Scientific research work in the field of the quantity of electric current

The SIQ has focused its scientific research activity on the improvement of measurement uncertainty of individual quantities, on realisation of new standards, on meeting special needs of particular users of metrological services, and on participating in international scientific research projects. In the field of the electric current quantity, it conducts scientific research projects for the production of measurement standards (computable source of AC voltage, standard resistors, high-resistance scaling dividers, and methods of measurement.

Standard equipment

The national standard of electric current is realised indirectly through the realisation of standards for DC voltage, DC resistance, AC/DC transfer, and AC shunts.

Direct current:

In a DC range between 100 nA and 20 A, the unit of electric current is realised through the measurement of voltage drop on the DC resistor.

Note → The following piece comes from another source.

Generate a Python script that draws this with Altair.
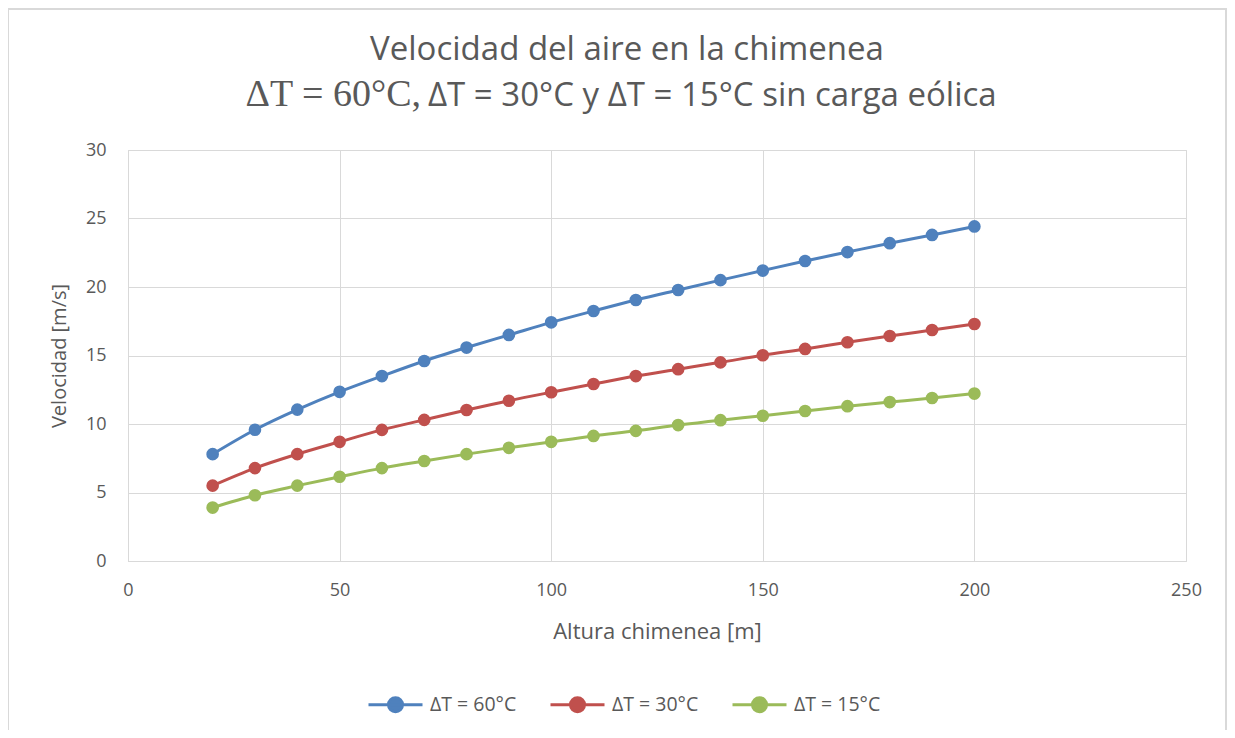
import altair as alt
import pandas as pd

alturas = [20, 30, 40, 50, 60, 70, 80, 90, 100, 110, 120, 130, 140, 150, 160, 170, 180, 190, 200]
v60 = [7.8, 9.58, 11.05, 12.35, 13.5, 14.6, 15.58, 16.5, 17.42, 18.25, 19.05, 19.78, 20.5, 21.2, 21.9, 22.55, 23.2, 23.8, 24.42]
v30 = [5.5, 6.78, 7.8, 8.7, 9.57, 10.3, 11.02, 11.7, 12.32, 12.92, 13.5, 14.0, 14.5, 15.02, 15.48, 15.97, 16.42, 16.86, 17.3]
v15 = [3.9, 4.8, 5.5, 6.15, 6.78, 7.3, 7.8, 8.26, 8.7, 9.13, 9.5, 9.92, 10.28, 10.6, 10.95, 11.3, 11.6, 11.9, 12.22]
series_names = ["ΔT = 60°C", "ΔT = 30°C", "ΔT = 15°C"]
series_colors = ["#4f81bd", "#c0504d", "#9bbb59"]

title_line1 = "Velocidad del aire en la chimenea"
title_line2_serif = "ΔT = 60°C,"
title_line2_sans = "ΔT = 30°C y ΔT = 15°C sin carga eólica"

rows = []
for name, vals in zip(series_names, [v60, v30, v15]):
    for h, v in zip(alturas, vals):
        rows.append({"Altura": h, "Velocidad": v, "Serie": name})
df = pd.DataFrame(rows)

W, H = 1058, 411
SANS = "Open Sans"
GREY = "#595959"

color = alt.Color(
    "Serie:N",
    scale=alt.Scale(domain=series_names, range=series_colors),
    sort=series_names,
    legend=alt.Legend(
        title=None,
        orient="none",
        legendX=239,
        legendY=526,
        direction="horizontal",
        symbolType="M-1,0L1,0M-0.26,0A0.26,0.26,0,1,1,0.26,0A0.26,0.26,0,1,1,-0.26,0",
        symbolSize=2916,
        symbolStrokeWidth=3,
        labelFont=SANS,
        labelFontSize=19.5,
        labelColor=GREY,
        labelOffset=6,
        columnPadding=27,
    ),
)

x = alt.X(
    "Altura:Q",
    scale=alt.Scale(domain=[0, 250], nice=False),
    axis=alt.Axis(
        values=[0, 50, 100, 150, 200, 250],
        title="Altura chimenea [m]",
        labelPadding=20,
        labelFlush=False,
        titlePadding=22,
        titleFontSize=22,
    ),
)
y = alt.Y(
    "Velocidad:Q",
    scale=alt.Scale(domain=[0, 30], nice=False),
    axis=alt.Axis(
        values=[0, 5, 10, 15, 20, 25, 30],
        title="Velocidad [m/s]",
        labelPadding=22,
        titlePadding=16,
    ),
)

base = alt.Chart(df)
points = base.mark_circle(size=160, opacity=1).encode(x=x, y=y, color=color)
lines = base.mark_line(strokeWidth=3, interpolate="monotone").encode(x=x, y=y, color=color)

one = pd.DataFrame({"k": [0]})
t1 = alt.Chart(one).mark_text(font=SANS, fontSize=33, color=GREY, align="center", baseline="alphabetic").encode(
    x=alt.value(W / 2 - 30), y=alt.value(-90), text=alt.value(title_line1))
t2a = alt.Chart(one).mark_text(font="Liberation Serif", fontSize=38, color=GREY, align="right", baseline="alphabetic").encode(
    x=alt.value(293), y=alt.value(-44), text=alt.value(title_line2_serif))
t2b = alt.Chart(one).mark_text(font=SANS, fontSize=33, color=GREY, align="left", baseline="alphabetic").encode(
    x=alt.value(300), y=alt.value(-44), text=alt.value(title_line2_sans))
frame = alt.Chart(one).mark_rect(fill="transparent", stroke="#d9d9d9", strokeWidth=2).encode(
    x=alt.value(-120), x2=alt.value(1098), y=alt.value(-141), y2=alt.value(600))

chart = (
    alt.layer(frame, lines, points, t1, t2a, t2b)
    .properties(width=W, height=H, autosize=alt.AutoSizeParams(type="none"),
                padding={"left": 120, "top": 142, "right": 41, "bottom": 169})
    .configure(background="white")
    .configure_view(stroke="#d9d9d9", strokeWidth=1)
    .configure_axis(
        grid=True,
        gridColor="#d9d9d9",
        gridWidth=1,
        domainColor="#d9d9d9",
        ticks=False,
        labelFont=SANS,
        labelFontSize=18,
        labelColor=GREY,
        titleFont=SANS,
        titleFontSize=20,
        titleFontWeight="normal",
        titleColor=GREY,
    )
)

chart.save("out.html", embed_options={"renderer": "svg", "actions": False})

  • DC voltage includes 10 decadic classes of size, ranging from 1 µV to 10 kV. All values are derived from the reference value of 10 V, which is determined by a reference group of four semi-conductor voltage standards.
  • DC resistance is established through a reference group of three standard resistors of 10 k Ω. From this value, all the decadic values ranging from 0.1 m Ω to 100 T Ω are derived through scaling by resistance bridges of various types, which correspond to 18 decadic classes of size.

Alternating current:

In a frequency range between 20 Hz and 10 kHz, and current range between 100 µA and 10 A, the standard unit of electric current is realised through the use of shunts combined with thermal voltage transformers.

  • AC voltage is determined on the basis of known DC voltage and evaluated standards of AC/DC transfer of 2 mV to 1000 V.
  • AC resistance is represented by a group of standard AC/DC shunts of 100 µA to 10 A.